Dopo aver impastato semola, acqua e sale ed aver ottenuto il classico impasto sodo ed elastico, si prendono delle piccole porzioni ottenendo dei sottili cordoncini con i quali formare un doppio anello attorno all’indice e il medio uniti.

Una volta saldati i lembi, si utilizzano pollice e indice intrecciando fra loro i due cordoncini di pasta fino ad ottenere il classico anello ellittico intrecciato.

Si lasciano asciugare e, dopo la cottura, si condiscono con un buon sugo di pomodoro arricchito con carne di galletto ruspante, oppure con carne di maiale (o di cinghiale nelle famiglie più benestanti).

Facile? Vedendo Anna produrle sì, ma in effetti non è assolutamente così semplice.

I tesori nascosti della Sardegna

L’isola sarda è una miniera di tesori nascosti della storia artigiana pastaria. Per fortuna, oggi, persone come Anna Saba fanno da promotori di questa tradizione. E garantiscono la continuazione della stessa, che altrimenti andrebbe perduta per sempre.

Come sempre dico, la tradizione più vera deve essere fonte di ispirazione in ristorazione per offrire alla propria clientela degli elementi “innovativi”, che traggono ispirazione dalle nostre radici, che altrimenti andrebbero irrimediabilmente perdute.

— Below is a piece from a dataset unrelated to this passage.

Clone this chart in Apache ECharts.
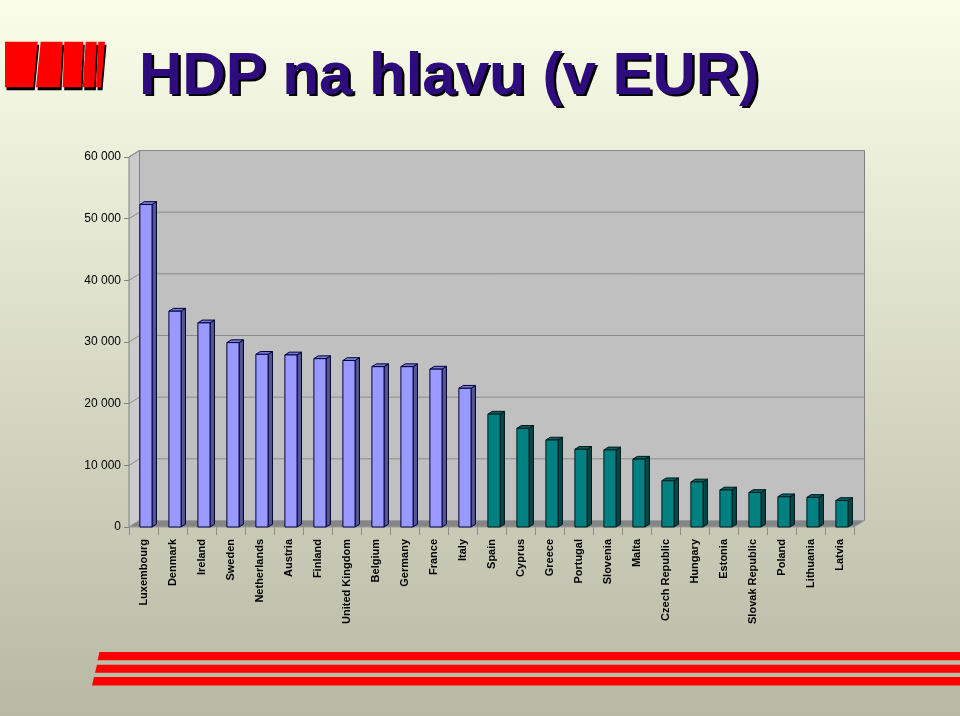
<!DOCTYPE html>
<html>
<head>
<meta charset="utf-8">
<script src="https://cdn.jsdelivr.net/npm/echarts@6/dist/echarts.min.js"></script>
<style>html,body{margin:0;padding:0;}#c{width:960px;height:716px;}</style>
</head>
<body>
<div id="c"></div>
<script>
const titleText = 'HDP na hlavu (v EUR)';
const categories = ['Luxembourg','Denmark','Ireland','Sweden','Netherlands','Austria','Finland','United Kingdom','Belgium','Germany','France','Italy','Spain','Cyprus','Greece','Portugal','Slovenia','Malta','Czech Republic','Hungary','Estonia','Slovak Republic','Poland','Lithuania','Latvia'];
const blueValues = [52300, 35000, 33100, 29900, 28000, 27900, 27300, 27000, 26000, 26000, 25600, 22500];
const tealValues = [18300, 16000, 14100, 12600, 12500, 11000, 7500, 7300, 6000, 5600, 4900, 4800, 4300];
const valueTicks = [0, 10000, 20000, 30000, 40000, 50000, 60000];

const DX = 10.5, DY = -6.5;   // depth of the 3D box
const BDX = 4.4, BDY = -2.8;  // depth of each bar

function fmt(v){ return String(v).replace(/\B(?=(\d{3})+(?!\d))/g, ' '); }

const blueData = blueValues.map((v, i) => [i, v]);
const tealData = tealValues.map((v, i) => [i + blueValues.length, v]);

function makeBarRenderer(front, side, top, stroke){
  return function(params, api){
    const i = api.value(0), v = api.value(1);
    const base = api.coord([i, 0]);
    const tp = api.coord([i, v]);
    const bw = api.size([1, 0])[0];
    const x0 = base[0] - bw * 0.125;
    const x1 = x0 + bw * 0.42;
    const yT = tp[1], yB = base[1];
    const st = {stroke: stroke, lineWidth: 1};
    return {type: 'group', children: [
      {type: 'polygon', shape: {points: [[x1, yT],[x1+BDX, yT+BDY],[x1+BDX, yB+BDY],[x1, yB]]}, style: Object.assign({fill: side}, st)},
      {type: 'polygon', shape: {points: [[x0, yT],[x0+BDX, yT+BDY],[x1+BDX, yT+BDY],[x1, yT]]}, style: Object.assign({fill: top}, st)},
      {type: 'polygon', shape: {points: [[x0, yT],[x1, yT],[x1, yB],[x0, yB]]}, style: Object.assign({fill: front}, st)}
    ]};
  };
}

function renderFrame(params, api){
  const cs = params.coordSys;
  const x = cs.x, y = cs.y, w = cs.width, h = cs.height;
  const ch = [];
  ch.push({type: 'polygon', shape: {points: [[x, y],[x+DX, y+DY],[x+DX, y+h+DY],[x, y+h]]}, style: {fill: '#cbcbcb', stroke: '#808080', lineWidth: 1}});
  ch.push({type: 'rect', shape: {x: x+DX, y: y+DY, width: w, height: h}, style: {fill: '#c0c0c0', stroke: '#808080', lineWidth: 1}});
  valueTicks.forEach(t => {
    if (t === 0) return;
    const yy = api.coord([0, t])[1];
    ch.push({type: 'line', shape: {x1: x+DX, y1: yy+DY, x2: x+w+DX, y2: yy+DY}, style: {stroke: '#8a8a8a', lineWidth: 1}});
    ch.push({type: 'line', shape: {x1: x, y1: yy, x2: x+DX, y2: yy+DY}, style: {stroke: '#8a8a8a', lineWidth: 1}});
  });
  ch.push({type: 'polygon', shape: {points: [[x, y+h],[x+w, y+h],[x+w+DX, y+h+DY],[x+DX, y+h+DY]]}, style: {fill: '#858585', stroke: '#9a9a9a', lineWidth: 1}});
  return {type: 'group', children: ch};
}

// logo shapes (decoration)
const logoBars = [
  [[5,41.7],[37.7,41.7],[33.3,87.3],[5,87.3]],
  [[40.7,41.7],[62.7,41.7],[60,87.3],[36,87.3]],
  [[64.3,41.7],[83.3,41.7],[81,87.3],[62.7,87.3]],
  [[85.7,41.7],[96.7,41.7],[94.3,87.3],[82.7,87.3]],
  [[98.3,41.7],[105,41.7],[101,87.3],[96,87.3]]
];
const graphics = [{
  type: 'rect', z: -10, shape: {x: 0, y: 0, width: 960, height: 716},
  style: {fill: new echarts.graphic.LinearGradient(0, 0, 0, 1, [{offset: 0, color: '#fafde8'}, {offset: 1, color: '#b7b9a5'}])}
}];
logoBars.forEach(p => graphics.push({type: 'polygon', z: 1, shape: {points: p.map(q => [q[0]+1.5, q[1]+3])}, style: {fill: '#000'}}));
logoBars.forEach(p => graphics.push({type: 'polygon', z: 2, shape: {points: p}, style: {fill: '#ff0000'}}));
[[652, 660.3, 99.5, 97.5], [664.7, 672.7, 97, 95], [677, 685.5, 94, 92]].forEach(s => {
  graphics.push({type: 'polygon', z: 1, shape: {points: [[s[2], s[0]],[960, s[0]],[960, s[1]],[s[3], s[1]]]}, style: {fill: '#ff0000'}});
});
const titleFont = 'bold 60px "Liberation Sans", Arial, sans-serif';
graphics.push({type: 'text', z: 5, x: 141.5, y: 49.5, style: {text: titleText, font: titleFont, fill: '#000', verticalAlign: 'top'}});
graphics.push({type: 'text', z: 6, x: 139, y: 47, style: {text: titleText, font: titleFont, fill: '#2e0c7e', verticalAlign: 'top'}});

const chart = echarts.init(document.getElementById('c'), null, {renderer: 'canvas'});
chart.setOption({
  animation: false,
  graphic: graphics,
  grid: {left: 129, right: 106, top: 157, bottom: 189, containLabel: false},
  xAxis: {
    type: 'category', data: categories, boundaryGap: true,
    axisLine: {show: false},
    axisTick: {show: true, length: 8, interval: 0, lineStyle: {color: '#8c8c8c'}},
    axisLabel: {rotate: 90, interval: 0, margin: 12, fontSize: 11, fontWeight: 'bold', color: '#000', fontFamily: 'Liberation Sans, Arial, sans-serif'},
    splitLine: {show: false}
  },
  yAxis: {
    type: 'value', min: 0, max: 60000, interval: 10000,
    axisLine: {show: false},
    axisTick: {show: true, length: 5, lineStyle: {color: '#808080'}},
    axisLabel: {margin: 8, fontSize: 12, color: '#000', fontFamily: 'Liberation Sans, Arial, sans-serif', formatter: fmt},
    splitLine: {show: false}
  },
  series: [
    {type: 'custom', name: 'frame', z: 1, silent: true, data: [[0, 0]], encode: {x: 0, y: 1}, renderItem: renderFrame},
    {type: 'custom', name: 'blue', z: 3, data: blueData, encode: {x: 0, y: 1}, renderItem: makeBarRenderer('#9999ff', '#55558f', '#7b7bd6', '#00003a')},
    {type: 'custom', name: 'teal', z: 3, data: tealData, encode: {x: 0, y: 1}, renderItem: makeBarRenderer('#008080', '#004747', '#006262', '#001a1a')}
  ]
});
</script>
</body>
</html>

È un lavoro bellissimo, di ricerca e riscoperta della nostra storia fatta a tavola nelle occasioni di convivialità vissute nel passato, dove la riunione della famiglia e delle amicizie più strette era un momento di celebrazione e la gastronomia era il modo per rendervi omaggio.

Nel nostro lungo viaggio alla scoperta della pasta, prometto che torneremo in Sardegna presto, alla scoperta di “is gravellus”. I Casulli Carlofortini, macarrones de busa, i ciciones ed i chiusoni

Per il momento, “a si biri cun saludi”!